Eight days ago the FanDome featured a post concerning the dramatic rise in blown saves. Time was not taken to see if the blown saves were tied to an increase in appearances per game for pitchers. But without the math, a theory was espoused that the two must be tied together. Yesterday, the Fan commented on another blog about the blown saves and another reader commented that there were more blown saves because more pitchers were pitching per game. In other words, this other baseball fan had the same theory proposed here. But does the theory hold water? Well, the Fan had to stop being lazy and went to and got out Microsoft Excel to figure that out.

To refresh our memory, this is what the Fan wrote last week concerning the rise in blown saves:

Let's look at the past five years:

2005 - American League Save Percentage: 68%, National League: 68%. There were only two teams in the entire major leagues that had a save percentage less than 60%

2006 - American League Save Percentage: 68%, National League: 64%. There were five teams that had a save percentage less than 60%.

2007 - American League Save Percentage: 68%, National League: 67%. Again, there were five teams that were successful less than 60% of the time.

2008 - American League Save Percentage: 67%, National League: 62%. The number of teams that were successful less than 60% of the time jumped to eight.

2009 - American League Save Percentage: 63%, National League: 61%. An amazing 14 teams are currently under 60%. And four of those teams have been successful less than 50% of the time: Washington (37%!!), Houston (41%), Cleveland (47%) and Minnesota (46%).

To recap, if we look at that five year pattern, 2005 through 2007 were relatively stable. 2008 saw a plummet of success rate for the National League. 2009 shows a dramatic plummet in both leagues. So if our theory is correct, then 2008 and 2009 should show an increase in pitcher appearances for each year. The numbers do not support the theory. Here's what they look like:

  • 2009 - 3.94 pitcher appearances per game. 9.88 batters per pitcher appearance. The latter is the average per game including the starter and the relievers. So a starter could face 27 batters and the reliever 3, so for that game, the average batters per appearance would be 15 (30 batters, two appearances).
  • 2008 - 3.92 pitcher appearances per game. 9.87 batters per pitcher appearance. Not much difference.
  • 2007 - 3.97 pitcher appearances per game. 9.78 batters per pitcher appearance.
  • 2006 - 3.85 pitcher appearances per game. 10.06 batters per pitcher appearance.
  • 2005 - 3.71 pitcher appearances per game. 10.31 batters per pitcher appearance.
  • 1999 (for historical perspective) - 3.56 pitcher appearances per game. 10.98 batters per pitcher appearance.
  • 1989 - 2.88 pitcher appearances per game. 13.22 batters per pitcher appearance.
So what have we got here? Well, we can clearly see that the game has changed since 1989! But the game has been static in these two specific categories since 2007. There was a dramatic increase in appearances from 2005 to 2006 and then from 2006 to 2007. But since then, the staff usage remains the same for the past three years. So since only the last two years have seen a significant rise in blown saves, then the amount of appearances shouldn't be a factor or cause to the effect.

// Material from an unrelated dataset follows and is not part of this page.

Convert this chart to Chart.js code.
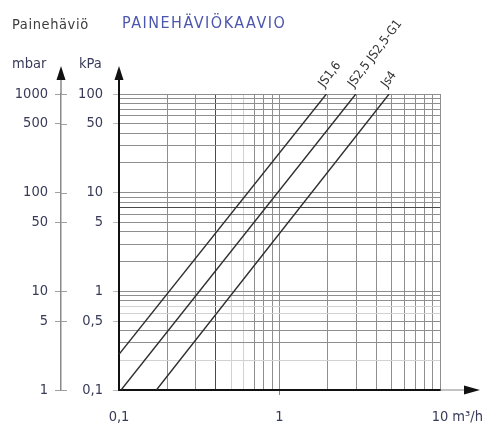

So what else explains it? We can pretty much rule out PEDs because the failure rate has only increased in the last two years and 2004 is the year you would look at for those kinds of number anomalies.

One possibility might be the number of walks, which has risen every year since 2005. Perhaps walks are reaching critical mass with more teams focusing on OBP and working deep into the count. Here are the walks per game since 2005:

2009 - 3.65
2008 - 3.36
2007 - 3.31
2006 - 3.26
2005 - 3.13

That 2009 number is quite a big leap. While it doesn't seem to be that much of a difference statistically, if the current pace continues, there will be 1400 more walks this year than in 2008. That's a lot of base runners a relief staff has to cope with.

The Fan doubts this is the final call on the blown save department, but we have at least trashed one original theory and have another in its place.